──────── Records for the task
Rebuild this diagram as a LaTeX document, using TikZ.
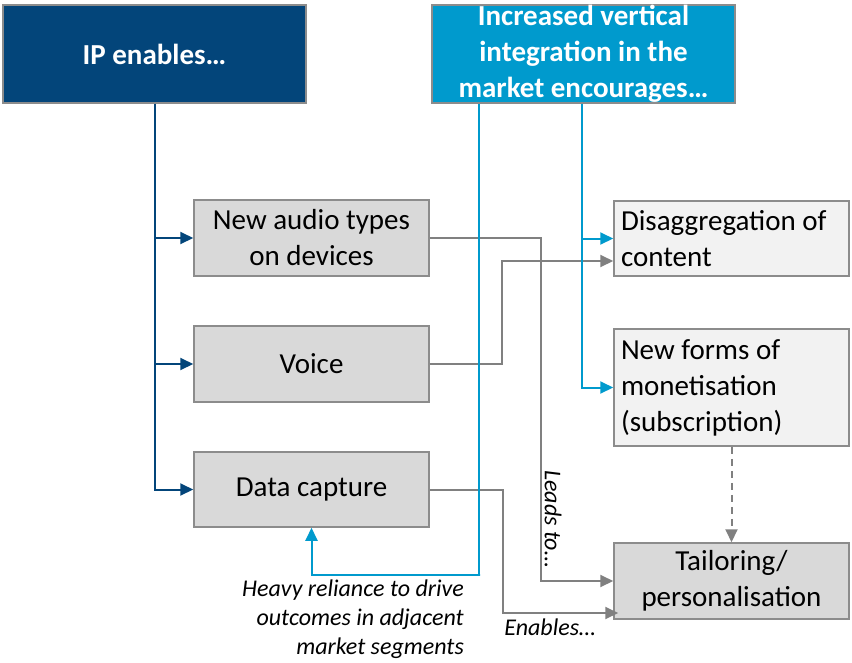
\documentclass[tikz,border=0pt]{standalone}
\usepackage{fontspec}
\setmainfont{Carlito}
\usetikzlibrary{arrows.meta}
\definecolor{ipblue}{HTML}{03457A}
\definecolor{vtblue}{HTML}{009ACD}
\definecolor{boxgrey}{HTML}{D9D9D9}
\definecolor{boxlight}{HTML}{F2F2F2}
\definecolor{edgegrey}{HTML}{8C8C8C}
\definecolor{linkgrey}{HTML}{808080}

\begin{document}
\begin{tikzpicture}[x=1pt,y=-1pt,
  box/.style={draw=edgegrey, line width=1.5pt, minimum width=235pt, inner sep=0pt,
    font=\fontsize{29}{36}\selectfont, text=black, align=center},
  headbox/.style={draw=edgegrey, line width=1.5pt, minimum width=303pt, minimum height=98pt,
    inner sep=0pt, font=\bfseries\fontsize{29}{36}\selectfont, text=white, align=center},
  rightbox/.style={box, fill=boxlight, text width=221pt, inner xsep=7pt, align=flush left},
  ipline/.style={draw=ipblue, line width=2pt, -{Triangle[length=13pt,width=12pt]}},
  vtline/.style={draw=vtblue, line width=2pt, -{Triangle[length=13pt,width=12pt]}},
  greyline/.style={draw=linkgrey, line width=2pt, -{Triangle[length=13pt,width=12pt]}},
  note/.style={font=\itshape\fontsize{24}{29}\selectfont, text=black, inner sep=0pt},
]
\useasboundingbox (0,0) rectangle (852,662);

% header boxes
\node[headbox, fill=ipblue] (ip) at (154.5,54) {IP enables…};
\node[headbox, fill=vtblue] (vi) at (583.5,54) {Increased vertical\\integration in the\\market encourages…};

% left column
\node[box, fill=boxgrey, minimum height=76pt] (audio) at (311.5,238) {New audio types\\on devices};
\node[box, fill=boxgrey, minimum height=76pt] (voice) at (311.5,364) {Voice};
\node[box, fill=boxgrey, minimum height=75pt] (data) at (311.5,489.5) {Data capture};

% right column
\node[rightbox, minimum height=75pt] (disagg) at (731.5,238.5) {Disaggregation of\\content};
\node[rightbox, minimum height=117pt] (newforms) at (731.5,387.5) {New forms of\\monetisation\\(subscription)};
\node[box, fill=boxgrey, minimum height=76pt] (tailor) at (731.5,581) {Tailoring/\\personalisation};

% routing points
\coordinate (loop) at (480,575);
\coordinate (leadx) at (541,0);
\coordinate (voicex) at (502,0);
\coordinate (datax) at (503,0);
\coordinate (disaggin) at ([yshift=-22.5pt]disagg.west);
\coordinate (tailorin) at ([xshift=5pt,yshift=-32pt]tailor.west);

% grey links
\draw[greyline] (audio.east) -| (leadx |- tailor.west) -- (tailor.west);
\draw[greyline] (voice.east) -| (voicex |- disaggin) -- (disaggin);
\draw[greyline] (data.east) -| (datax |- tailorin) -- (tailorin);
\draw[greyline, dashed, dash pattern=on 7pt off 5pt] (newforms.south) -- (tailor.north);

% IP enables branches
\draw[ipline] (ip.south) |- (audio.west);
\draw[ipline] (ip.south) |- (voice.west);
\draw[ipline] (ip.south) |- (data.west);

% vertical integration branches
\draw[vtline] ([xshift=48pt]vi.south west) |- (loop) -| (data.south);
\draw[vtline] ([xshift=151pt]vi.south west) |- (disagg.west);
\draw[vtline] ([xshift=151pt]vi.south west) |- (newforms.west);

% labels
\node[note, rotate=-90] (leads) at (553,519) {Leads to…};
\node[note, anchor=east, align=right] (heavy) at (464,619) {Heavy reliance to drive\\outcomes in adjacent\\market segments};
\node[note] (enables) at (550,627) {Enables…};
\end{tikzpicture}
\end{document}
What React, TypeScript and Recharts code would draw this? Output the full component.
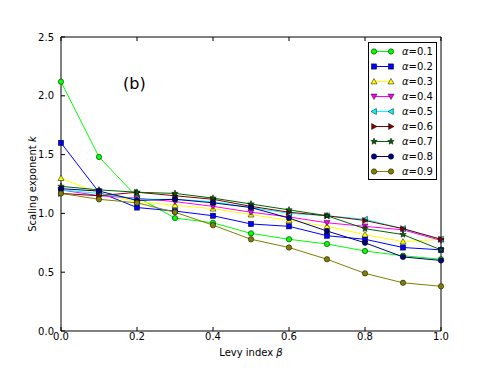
────────────────
[Set exercise]
Your task is to retype all the entries exactly and leave out any pictures.

[The reply]
Rebuild this diagram as a LaTeX document, using TikZ.
\documentclass[tikz,border=0pt]{standalone}
\usepackage{fontspec}
\setmainfont{Carlito}
\usetikzlibrary{arrows.meta}
\definecolor{ipblue}{HTML}{03457A}
\definecolor{vtblue}{HTML}{009ACD}
\definecolor{boxgrey}{HTML}{D9D9D9}
\definecolor{boxlight}{HTML}{F2F2F2}
\definecolor{edgegrey}{HTML}{8C8C8C}
\definecolor{linkgrey}{HTML}{808080}

\begin{document}
\begin{tikzpicture}[x=1pt,y=-1pt,
  box/.style={draw=edgegrey, line width=1.5pt, minimum width=235pt, inner sep=0pt,
    font=\fontsize{29}{36}\selectfont, text=black, align=center},
  headbox/.style={draw=edgegrey, line width=1.5pt, minimum width=303pt, minimum height=98pt,
    inner sep=0pt, font=\bfseries\fontsize{29}{36}\selectfont, text=white, align=center},
  rightbox/.style={box, fill=boxlight, text width=221pt, inner xsep=7pt, align=flush left},
  ipline/.style={draw=ipblue, line width=2pt, -{Triangle[length=13pt,width=12pt]}},
  vtline/.style={draw=vtblue, line width=2pt, -{Triangle[length=13pt,width=12pt]}},
  greyline/.style={draw=linkgrey, line width=2pt, -{Triangle[length=13pt,width=12pt]}},
  note/.style={font=\itshape\fontsize{24}{29}\selectfont, text=black, inner sep=0pt},
]
\useasboundingbox (0,0) rectangle (852,662);

% header boxes
\node[headbox, fill=ipblue] (ip) at (154.5,54) {IP enables…};
\node[headbox, fill=vtblue] (vi) at (583.5,54) {Increased vertical\\integration in the\\market encourages…};

% left column
\node[box, fill=boxgrey, minimum height=76pt] (audio) at (311.5,238) {New audio types\\on devices};
\node[box, fill=boxgrey, minimum height=76pt] (voice) at (311.5,364) {Voice};
\node[box, fill=boxgrey, minimum height=75pt] (data) at (311.5,489.5) {Data capture};

% right column
\node[rightbox, minimum height=75pt] (disagg) at (731.5,238.5) {Disaggregation of\\content};
\node[rightbox, minimum height=117pt] (newforms) at (731.5,387.5) {New forms of\\monetisation\\(subscription)};
\node[box, fill=boxgrey, minimum height=76pt] (tailor) at (731.5,581) {Tailoring/\\personalisation};

% routing points
\coordinate (loop) at (480,575);
\coordinate (leadx) at (541,0);
\coordinate (voicex) at (502,0);
\coordinate (datax) at (503,0);
\coordinate (disaggin) at ([yshift=-22.5pt]disagg.west);
\coordinate (tailorin) at ([xshift=5pt,yshift=-32pt]tailor.west);

% grey links
\draw[greyline] (audio.east) -| (leadx |- tailor.west) -- (tailor.west);
\draw[greyline] (voice.east) -| (voicex |- disaggin) -- (disaggin);
\draw[greyline] (data.east) -| (datax |- tailorin) -- (tailorin);
\draw[greyline, dashed, dash pattern=on 7pt off 5pt] (newforms.south) -- (tailor.north);

% IP enables branches
\draw[ipline] (ip.south) |- (audio.west);
\draw[ipline] (ip.south) |- (voice.west);
\draw[ipline] (ip.south) |- (data.west);

% vertical integration branches
\draw[vtline] ([xshift=48pt]vi.south west) |- (loop) -| (data.south);
\draw[vtline] ([xshift=151pt]vi.south west) |- (disagg.west);
\draw[vtline] ([xshift=151pt]vi.south west) |- (newforms.west);

% labels
\node[note, rotate=-90] (leads) at (553,519) {Leads to…};
\node[note, anchor=east, align=right] (heavy) at (464,619) {Heavy reliance to drive\\outcomes in adjacent\\market segments};
\node[note] (enables) at (550,627) {Enables…};
\end{tikzpicture}
\end{document}
What React, TypeScript and Recharts code would draw this? Output the full component.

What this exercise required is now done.